Er wordt een gemengde raadgevende commissie ingesteld, bestaande uit vertegenwoordigers van de Ministeries van Buitenlandse Zaken en Justitie, die op geregelde tijdstippen vergadert op verzoek van een van beide Staten, teneinde de regeling van de problemen die uit de toepassing van deze Overeenkomst kunnen voortvloeien, te vergemakkelijken.

TITEL V. - Slotbepalingen Artikel 24 De Overeenkomst betreffende uitlevering en wederzijdse rechtshulp in strafzaken tussen het Koninkrijk België en het Koninkrijk Marokko, en het Aanvullend Protocol, ondertekend te Rabat op 27 februari 1959, voor zover zij betrekking hebben op uitlevering, worden door deze Overeenkomst opgeheven.

Artikel 25 Elke Overeenkomstsluitende Partij geeft aan de andere Partij kennis van de vervulling van de bij haar Grondwet opgelegde formaliteiten voor de inwerkingtreding van deze Overeenkomst. Deze Overeenkomst gaat in de eerste dag van de tweede maand die volgt op de laatste kennisgeving.

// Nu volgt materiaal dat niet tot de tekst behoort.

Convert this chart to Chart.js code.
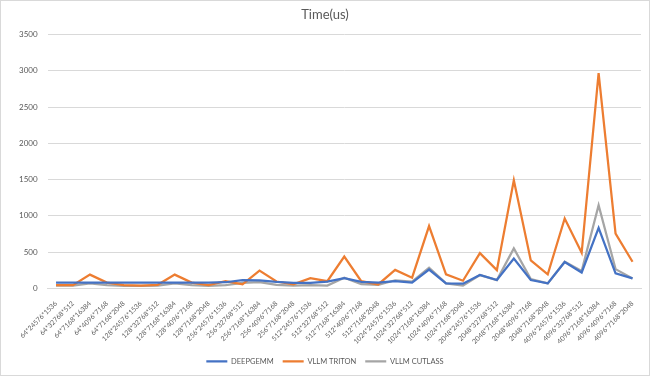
<!DOCTYPE html>
<html>
<head>
<meta charset="utf-8">
<script src="https://cdn.jsdelivr.net/npm/chart.js@4/dist/chart.umd.min.js"></script>
<style>
  html, body { margin: 0; padding: 0; background: #fff; }
  #wrap { position: relative; width: 650px; height: 376px; box-sizing: border-box; border: 1px solid #d9d9d9; }
</style>
</head>
<body>
<div id="wrap"><canvas id="chart"></canvas></div>
<script>
// shapes M*N*K
var shapes = [
    '64*24576*1536', '64*32768*512', '64*7168*16384', '64*4096*7168', '64*7168*2048',
    '128*24576*1536', '128*32768*512', '128*7168*16384', '128*4096*7168', '128*7168*2048',
    '256*24576*1536', '256*32768*512', '256*7168*16384', '256*4096*7168', '256*7168*2048',
    '512*24576*1536', '512*32768*512', '512*7168*16384', '512*4096*7168', '512*7168*2048',
    '1024*24576*1536', '1024*32768*512', '1024*7168*16384', '1024*4096*7168', '1024*7168*2048',
    '2048*24576*1536', '2048*32768*512', '2048*7168*16384', '2048*4096*7168', '2048*7168*2048',
    '4096*24576*1536', '4096*32768*512', '4096*7168*16384', '4096*4096*7168', '4096*7168*2048'
]

var deepgemm = [80, 80, 80, 80, 80, 80, 80, 80, 80, 80,
    85, 115, 112, 90, 78, 78, 95, 140, 90, 80,
    100, 80, 260, 70, 65, 185, 115, 413, 115, 70,
    365, 220, 835, 207, 138]

var triton = [45, 45, 190, 80, 45, 40, 50, 190, 80, 45,
    100, 55, 245, 95, 55, 140, 100, 440, 100, 55,
    255, 148, 860, 195, 106, 487, 252, 1492, 386, 193,
    964, 491, 2968, 757, 367]

var cutlass = [40, 40, 70, 45, 35, 35, 40, 70, 45, 35,
    45, 75, 85, 50, 40, 45, 40, 148, 58, 50,
    112, 94, 285, 69, 40, 184, 115, 551, 128, 69,
    367, 239, 1148, 266, 138]

var yMin = 0, yMax = 3500, yStep = 500

var FONT = 'Lato, "Liberation Sans", sans-serif'
var TXT = '#595959'

function series(label, data, color) {
    return {
        label: label,
        data: data,
        borderColor: color,
        backgroundColor: color,
        borderWidth: 2.25,
        pointRadius: 0,
        tension: 0,
        fill: false
    }
}

var chart = new Chart(document.getElementById('chart').getContext('2d'), {
    type: 'line',
    data: {
        labels: shapes,
        datasets: [
            series('DEEPGEMM', deepgemm, '#4472C4'),
            series('VLLM TRITON', triton, '#ED7D31'),
            series('VLLM CUTLASS', cutlass, '#A5A5A5')
        ]
    },
    options: {
        responsive: true,
        maintainAspectRatio: false,
        animation: false,
        layout: { padding: { left: 8, right: 8, top: 0, bottom: 0 } },
        plugins: {
            tooltip: { enabled: false },
            title: {
                display: true,
                text: 'Time(us)',
                color: TXT,
                font: { family: FONT, size: 13, weight: 'normal' },
                padding: { top: 6, bottom: 12 }
            },
            legend: {
                position: 'bottom',
                labels: {
                    usePointStyle: true,
                    pointStyle: 'line',
                    pointStyleWidth: 21,
                    color: TXT,
                    font: { family: FONT, size: 7.5 },
                    padding: 9
                }
            }
        },
        scales: {
            x: {
                offset: true,
                grid: { display: false },
                border: { color: '#d9d9d9' },
                ticks: {
                    autoSkip: false,
                    minRotation: 45,
                    maxRotation: 45,
                    color: TXT,
                    padding: 3,
                    font: { family: FONT, size: 6.8 }
                }
            },
            y: {
                min: yMin,
                max: yMax,
                border: { display: false },
                grid: { color: '#d9d9d9', drawTicks: false },
                ticks: {
                    stepSize: yStep,
                    color: TXT,
                    padding: 10,
                    font: { family: FONT, size: 8 },
                    callback: function(value) { return String(value) }
                }
            }
        }
    }
})
</script>
</body>
</html>
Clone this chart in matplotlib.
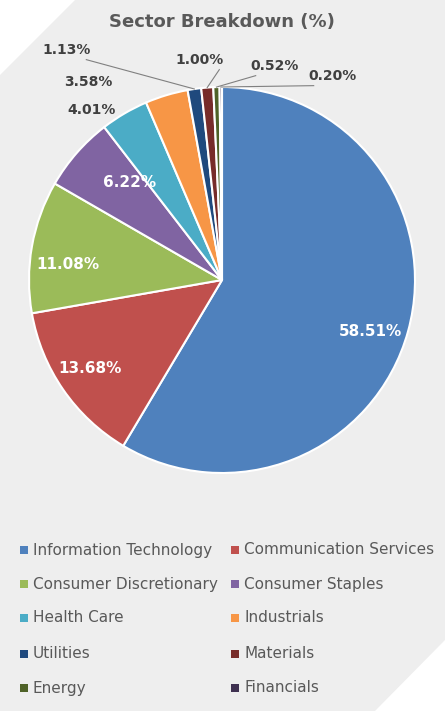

Deze Overeenkomst is gesloten voor onbeperkte duur. Elke Partij kan de Overeenkomst opzeggen door middel van een schriftelijke kennisgeving die de andere Partij langs diplomatieke weg wordt bezorgd. De opzegging wordt van kracht zes maanden na toezending ervan.

Ten blijke waarvan, de daartoe gemachtigde vertegenwoordigers van beide Staten, deze Overeenkomst hebben ondertekend en er hun zegel hebben aan gehecht.

Gedaan te Brussel, op 7 juli 1997, in twee exemplaren, in de Nederlandse, de Franse en de Arabische taal, de drie teksten zijnde gelijkelijk authentiek.